Keempat, proses revisi dan materi muatan yang diatur dalam revisi UU MK semakin melegitimasi kebobrokan pembentukan legislasi yang mengingkari prosedur.
Hal ini telah menjadi desain buruk yang tertanam mengakar di kepala pembentuk undang-undang, proses pembentukan undang-undang dilakukan secara tertutup, tak mengakomodasikan aspirasi publik, tak melibatkan publik, tidak transparan, serta tidak esensial dan tidak menyentuh persoalan substantif dan krusial.
"Praktik seperti ini sangat berbahaya bagi perumusan undang-undang dan bagi keberlangsungan negara demokrasi konstitusional, ia hanya akan melanggengkan kepentingan dan kuasa oligarki semata," ujarnya.
Lebih lanjut, Violla menuturkan revisi UU Mahkamah Konstitusi menunjukkan betapa Indonesia tengah berada di titik paling rendah dalam berkonstitusi.

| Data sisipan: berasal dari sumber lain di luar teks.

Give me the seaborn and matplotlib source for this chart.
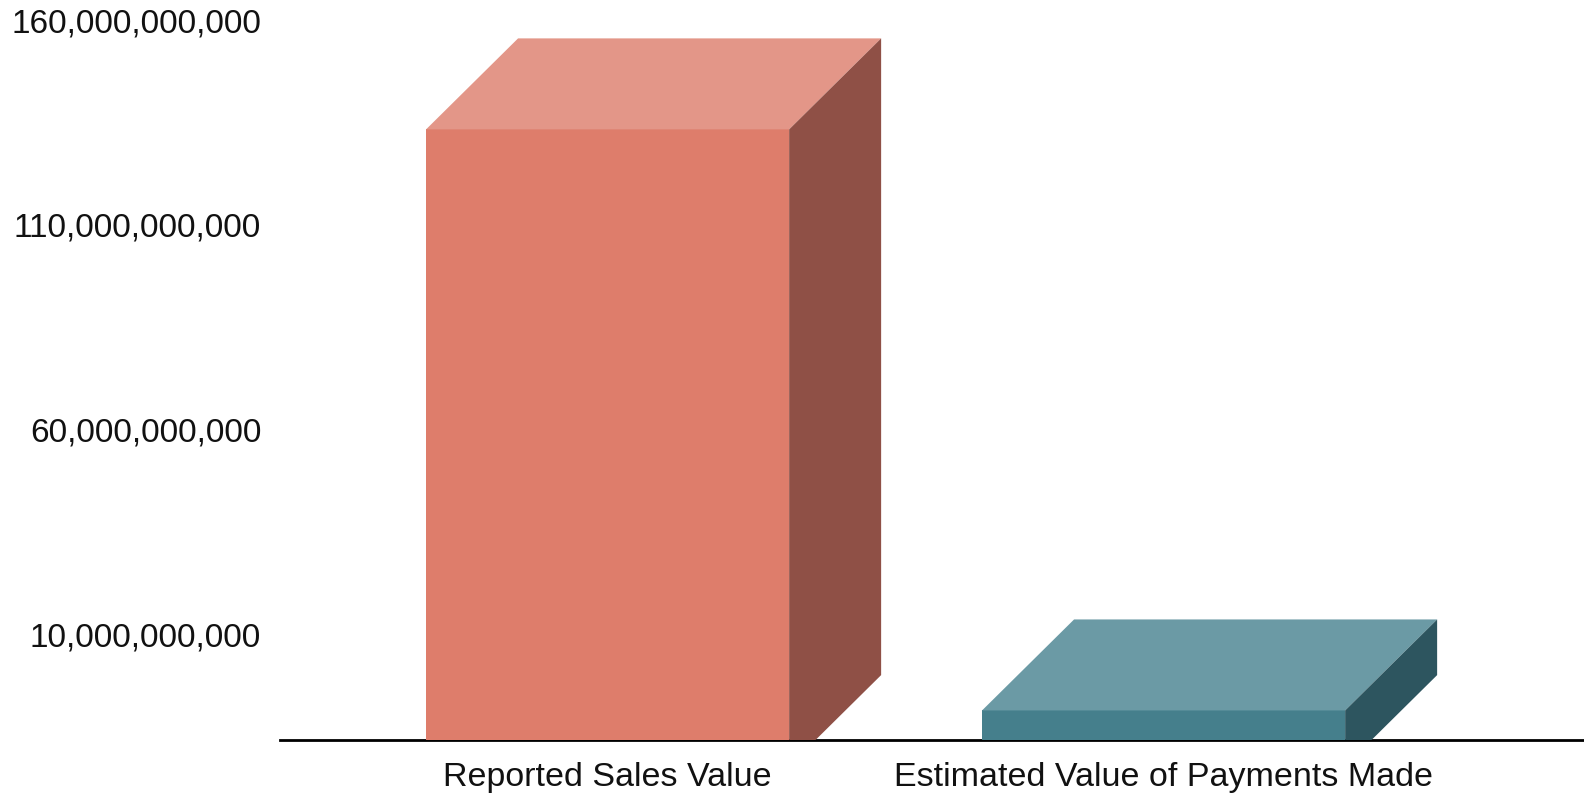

"Revisi UU ini adalah cermin politisasi kekuasaan kehakiman yang sempurna untuk menanamkan kaki tangan penguasa. Atas praktik kemunduran konstitusi ini, KoDe Inisiatif akan mengupayakan pengujian konstitusionalitas UU Mahkamah Konstitusi, baik dari segi formil maupun materiil," pungkasnya.